>>>

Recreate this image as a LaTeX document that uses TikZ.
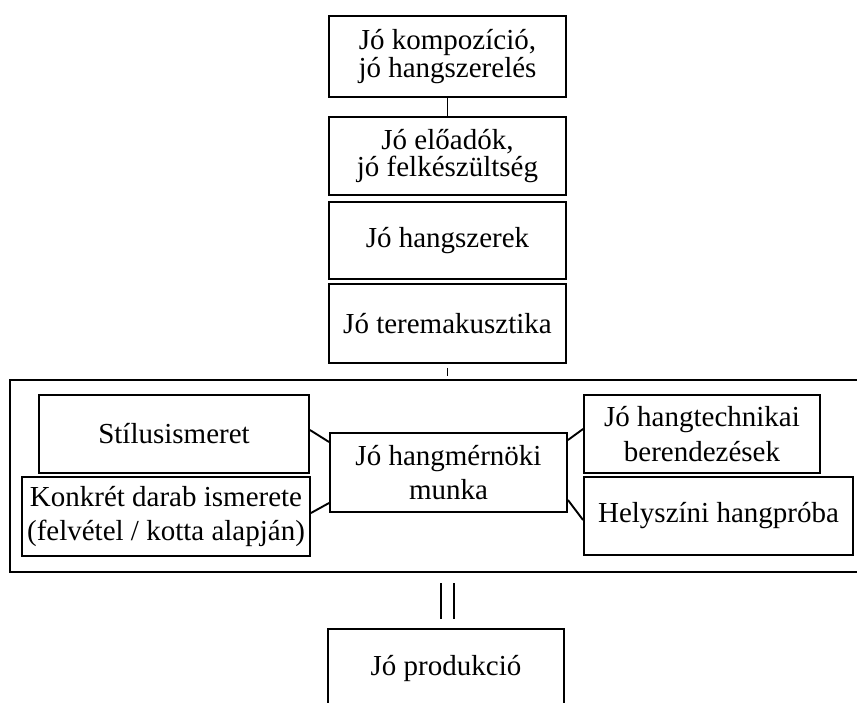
\documentclass[tikz,border=0pt]{standalone}
\usepackage{fontspec}
\setmainfont{Liberation Serif}
\begin{document}
\begin{tikzpicture}[x=1pt,y=-1pt,
  box/.style={draw, line width=1.9pt, inner sep=0pt, align=center,
    minimum height=78pt, font=\fontsize{29}{26}\selectfont},
  boxb/.style={box, font=\fontsize{29}{34.5}\selectfont},
  conn/.style={line width=1.9pt}]
\useasboundingbox (0,0) rectangle (857,702);
\clip (0,0) rectangle (857,702);
% vertical stack
\node[box, minimum width=237pt, minimum height=81pt] (b1) at (447.5,56.5) {Jó kompozíció,\\jó hangszerelés};
\node[box, minimum width=237pt, font=\fontsize{29}{27.5}\selectfont] (b2) at (447.5,156) {Jó előadók,\\ jó felkészültség};
\node[box, minimum width=237pt, minimum height=77pt] (b3) at (447.5,240.5) {Jó hangszerek};
\node[box, minimum width=237pt, minimum height=79pt] (b4) at (447.5,323.5) {Jó teremakusztika};
% frame
\node[draw, line width=1.9pt, minimum width=870pt, minimum height=192pt, inner sep=0pt] (frame) at (445,476) {};
% inner boxes
\node[boxb, minimum width=270pt] (stil) at (174,434) {Stílusismeret};
\node[boxb, minimum width=288pt, minimum height=79pt] (konk) at (166,516.5) {Konkrét darab ismerete\\(felvétel / kotta alapján)};
\node[boxb, minimum width=237pt, minimum height=79pt] (cen) at (448.5,472.5) {Jó hangmérnöki\\munka};
\node[boxb, minimum width=236pt] (hang) at (702,434) {Jó hangtechnikai\\berendezések};
\node[boxb, minimum width=269pt] (hely) at (718.5,516) {Helyszíni hangpróba};
% production
\node[box, minimum width=236pt] (prod) at (446,668) {Jó produkció};
% connectors
\draw[conn] (b1.south) -- (b2.north);
\coordinate (t1) at ([yshift=-4pt]b4.south);
\coordinate (t2) at ([yshift=-12pt]b4.south);
\draw[conn] (t1) -- (t2);
\draw[conn] ([yshift=4pt]stil.east) -- ([yshift=30.5pt]cen.west);
\draw[conn] ([yshift=3.5pt]konk.east) -- ([yshift=-30.5pt]cen.west);
\draw[conn] ([yshift=32.5pt]cen.east) -- ([yshift=5pt]hang.west);
\draw[conn] ([yshift=-27.5pt]cen.east) -- ([yshift=-4pt]hely.west);
% equals bars
\coordinate (e1a) at (441,583);
\coordinate (e1b) at (441,619);
\coordinate (e2a) at (454,583);
\coordinate (e2b) at (454,619);
\draw[line width=2.8pt] (e1a) -- (e1b);
\draw[line width=2.8pt] (e2a) -- (e2b);
\end{tikzpicture}
\end{document}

<<<

What this task involves:
Transcribe the listing above verbatim. Omit the pictures.

Answer to the exercise:
Recreate this image as a LaTeX document that uses TikZ.
\documentclass[tikz,border=0pt]{standalone}
\usepackage{fontspec}
\setmainfont{Liberation Serif}
\begin{document}
\begin{tikzpicture}[x=1pt,y=-1pt,
  box/.style={draw, line width=1.9pt, inner sep=0pt, align=center,
    minimum height=78pt, font=\fontsize{29}{26}\selectfont},
  boxb/.style={box, font=\fontsize{29}{34.5}\selectfont},
  conn/.style={line width=1.9pt}]
\useasboundingbox (0,0) rectangle (857,702);
\clip (0,0) rectangle (857,702);
% vertical stack
\node[box, minimum width=237pt, minimum height=81pt] (b1) at (447.5,56.5) {Jó kompozíció,\\jó hangszerelés};
\node[box, minimum width=237pt, font=\fontsize{29}{27.5}\selectfont] (b2) at (447.5,156) {Jó előadók,\\ jó felkészültség};
\node[box, minimum width=237pt, minimum height=77pt] (b3) at (447.5,240.5) {Jó hangszerek};
\node[box, minimum width=237pt, minimum height=79pt] (b4) at (447.5,323.5) {Jó teremakusztika};
% frame
\node[draw, line width=1.9pt, minimum width=870pt, minimum height=192pt, inner sep=0pt] (frame) at (445,476) {};
% inner boxes
\node[boxb, minimum width=270pt] (stil) at (174,434) {Stílusismeret};
\node[boxb, minimum width=288pt, minimum height=79pt] (konk) at (166,516.5) {Konkrét darab ismerete\\(felvétel / kotta alapján)};
\node[boxb, minimum width=237pt, minimum height=79pt] (cen) at (448.5,472.5) {Jó hangmérnöki\\munka};
\node[boxb, minimum width=236pt] (hang) at (702,434) {Jó hangtechnikai\\berendezések};
\node[boxb, minimum width=269pt] (hely) at (718.5,516) {Helyszíni hangpróba};
% production
\node[box, minimum width=236pt] (prod) at (446,668) {Jó produkció};
% connectors
\draw[conn] (b1.south) -- (b2.north);
\coordinate (t1) at ([yshift=-4pt]b4.south);
\coordinate (t2) at ([yshift=-12pt]b4.south);
\draw[conn] (t1) -- (t2);
\draw[conn] ([yshift=4pt]stil.east) -- ([yshift=30.5pt]cen.west);
\draw[conn] ([yshift=3.5pt]konk.east) -- ([yshift=-30.5pt]cen.west);
\draw[conn] ([yshift=32.5pt]cen.east) -- ([yshift=5pt]hang.west);
\draw[conn] ([yshift=-27.5pt]cen.east) -- ([yshift=-4pt]hely.west);
% equals bars
\coordinate (e1a) at (441,583);
\coordinate (e1b) at (441,619);
\coordinate (e2a) at (454,583);
\coordinate (e2b) at (454,619);
\draw[line width=2.8pt] (e1a) -- (e1b);
\draw[line width=2.8pt] (e2a) -- (e2b);
\end{tikzpicture}
\end{document}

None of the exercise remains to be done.